Students at Tsinghua Open the Classroom to Exchange Tips
Covering a conference looks easy. But as GBJ visiting professor Bob Dowling points out, it is really one of the most difficult assignments a good journalist faces, because hundreds of reporters can show up at a UN, World Bank, IMF or economic summit meeting and everyone gets the same handouts and scripted interviews. The easy way is to take the handout and rewrite it; then you have nothing to add beyond what everyone else offers, observes Dowling. So to practice good journalism from a conference, says Dowling, you have to do a lot of searching and pre planning and know what the "smart story" might be.
Over pizza and refreshments at the open classroom, two experienced journalists in the GBJ program, Marcus Muhariwa, a broadcast journalist from Malawi and Jonathan Gandari, a print journalist from Zimbabwe and South Africa offered a series of practical tips on the topic to a full room of students and guests. Their advices range from visiting the conference hall in advance to looking for best interviewing and camera angles to knowing in detail the background of each member attending and doing early reporting with their key staff members.
“Covering a conference can be a mess”, noted Marcus. “Think ahead and focus your story before you go. Search the subject and know the biases. Try to survey the scene a day in advance. No detail is too small, the entrance ways, length of the corridors, where the leaders will enter and exit. Set the camera angles, check your batteries, and check them again. There is no excuse if you miss the shots. Dress properly, make your sources feel comfortable with you and know all of their aides for checking afterward.”

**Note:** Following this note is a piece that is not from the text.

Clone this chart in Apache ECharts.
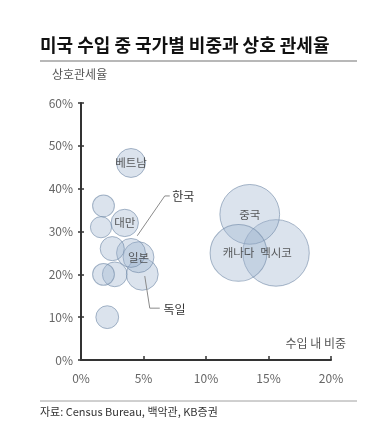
<!DOCTYPE html>
<html><head><meta charset="utf-8">
<script src="https://cdn.jsdelivr.net/npm/echarts@6/dist/echarts.min.js"></script>
<style>html,body{margin:0;padding:0;background:#fff}#c{width:392px;height:424px}</style>
</head><body><div id="c"></div>
<script>
// Data (import share %, reciprocal tariff %)
const countries = ['멕시코','중국','캐나다','독일','일본','베트남','한국','대만','인도','이탈리아','프랑스','스위스','태국','영국'];
const importShare = [15.6, 13.5, 12.6, 4.9, 4.6, 4.0, 4.0, 3.5, 2.5, 2.7, 1.8, 1.6, 1.8, 2.1];
const tariff      = [25,   34,   25,   20,  24,  46,  25,  32,  26,  20,  20,  31,  36,  10];
const labeled     = ['멕시코','중국','캐나다','일본','베트남','대만'];
const xTicks = [0, 5, 10, 15, 20];
const yTicks = [0, 10, 20, 30, 40, 50, 60];

const FONT = '"Noto Sans CJK KR", "Noto Sans", sans-serif';
const chart = echarts.init(document.getElementById('c'));
const data = countries.map((n, i) => ({ name: n, value: [importShare[i], tariff[i]] }));

chart.setOption({
  animation: false,
  textStyle: { fontFamily: FONT },
  grid: { left: 81, right: 61, top: 103, bottom: 64 },
  xAxis: {
    type: 'value', min: xTicks[0], max: xTicks[xTicks.length - 1], interval: 5,
    splitLine: { show: false },
    axisLine: { lineStyle: { color: '#333', width: 2 } },
    axisTick: { inside: true, length: 4, lineStyle: { color: '#333', width: 1.5 } },
    axisLabel: { formatter: '{value}%', color: '#666', fontSize: 12, margin: 12, fontFamily: FONT }
  },
  yAxis: [{
    type: 'value', min: yTicks[0], max: yTicks[yTicks.length - 1], interval: 10,
    splitLine: { show: false },
    axisLine: { lineStyle: { color: '#333', width: 2 } },
    axisTick: { length: 3, lineStyle: { color: '#333', width: 1.5 } },
    axisLabel: { formatter: '{value}%', color: '#666', fontSize: 12, margin: 8, fontFamily: FONT }
  }, {
    type: 'value', position: 'left', min: yTicks[0], max: yTicks[yTicks.length - 1], interval: 10,
    splitLine: { show: false }, axisLine: { show: false },
    axisTick: { inside: true, length: 3, lineStyle: { color: '#333', width: 1.5 } },
    axisLabel: { show: false }
  }],
  series: [{
    type: 'scatter',
    data: data,
    symbolSize: v => 2 * (8 + 1.62 * v[0]),
    itemStyle: { color: 'rgba(155,178,206,0.45)', borderColor: 'rgba(110,135,165,0.75)', borderWidth: 1 },
    label: {
      show: true, position: 'inside', color: '#333', fontSize: 11.5, fontFamily: FONT,
      formatter: p => labeled.indexOf(p.name) >= 0 ? p.name : ''
    },
    z: 2
  }]
});

// annotations in data coordinates
const ann = [
  { text: '한국', at: [7.3, 38.3], path: [[7.1, 38.3], [6.7, 38.3], [4.5, 29]] },
  { text: '독일', at: [6.6, 11.8], path: [[5.1, 19.6], [5.5, 12.1], [6.3, 12.1]] }
];
const px = p => chart.convertToPixel({ xAxisIndex: 0, yAxisIndex: 0 }, p);
const graphics = [];
ann.forEach(a => {
  const pt = px(a.at);
  graphics.push({ type: 'text', x: pt[0], y: pt[1], z: 10,
    style: { text: a.text, fill: '#333', font: '12px ' + FONT, textAlign: 'left', textVerticalAlign: 'middle' } });
  graphics.push({ type: 'polyline', z: 10, shape: { points: a.path.map(px) },
    style: { stroke: '#8a8a8a', lineWidth: 1, fill: null } });
});
graphics.push(
  { type: 'text', x: 40, y: 45, style: { text: '미국 수입 중 국가별 비중과 상호 관세율', fill: '#111', font: 'bold 18px ' + FONT, textVerticalAlign: 'middle' } },
  { type: 'line', shape: { x1: 40, y1: 61, x2: 357, y2: 61 }, style: { stroke: '#a0a0a0', lineWidth: 1.5 } },
  { type: 'text', x: 52, y: 74, style: { text: '상호관세율', fill: '#555', font: '12px ' + FONT, textVerticalAlign: 'middle' } },
  { type: 'text', x: 346, y: 343, style: { text: '수입 내 비중', fill: '#555', font: '12px ' + FONT, textAlign: 'right', textVerticalAlign: 'middle' } },
  { type: 'line', shape: { x1: 40, y1: 401, x2: 357, y2: 401 }, style: { stroke: '#a0a0a0', lineWidth: 1 } },
  { type: 'text', x: 40, y: 412, style: { text: '자료: Census Bureau, 백악관, KB증권', fill: '#333', font: '11px ' + FONT, textVerticalAlign: 'middle' } }
);
chart.setOption({ graphic: graphics });
</script></body></html>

“The hardest part is staying alert”, advised Jonathan. “Speeches are mind numbingly boring. One trick is to keep revising leads in your head, working off the story you plan. Watch you tape counter so you can find the quote you want fast. Sit up front so they can see you. Even if you did a tough story about a minister before, he may want to take your questions afterward. They are politicians, they always want to persuade. Never think they won’t talk to you.”
The session generated a lot of interest among GBJ students and helped them hone practical journalism skills that would be valuable in their coverage of real-world conferences.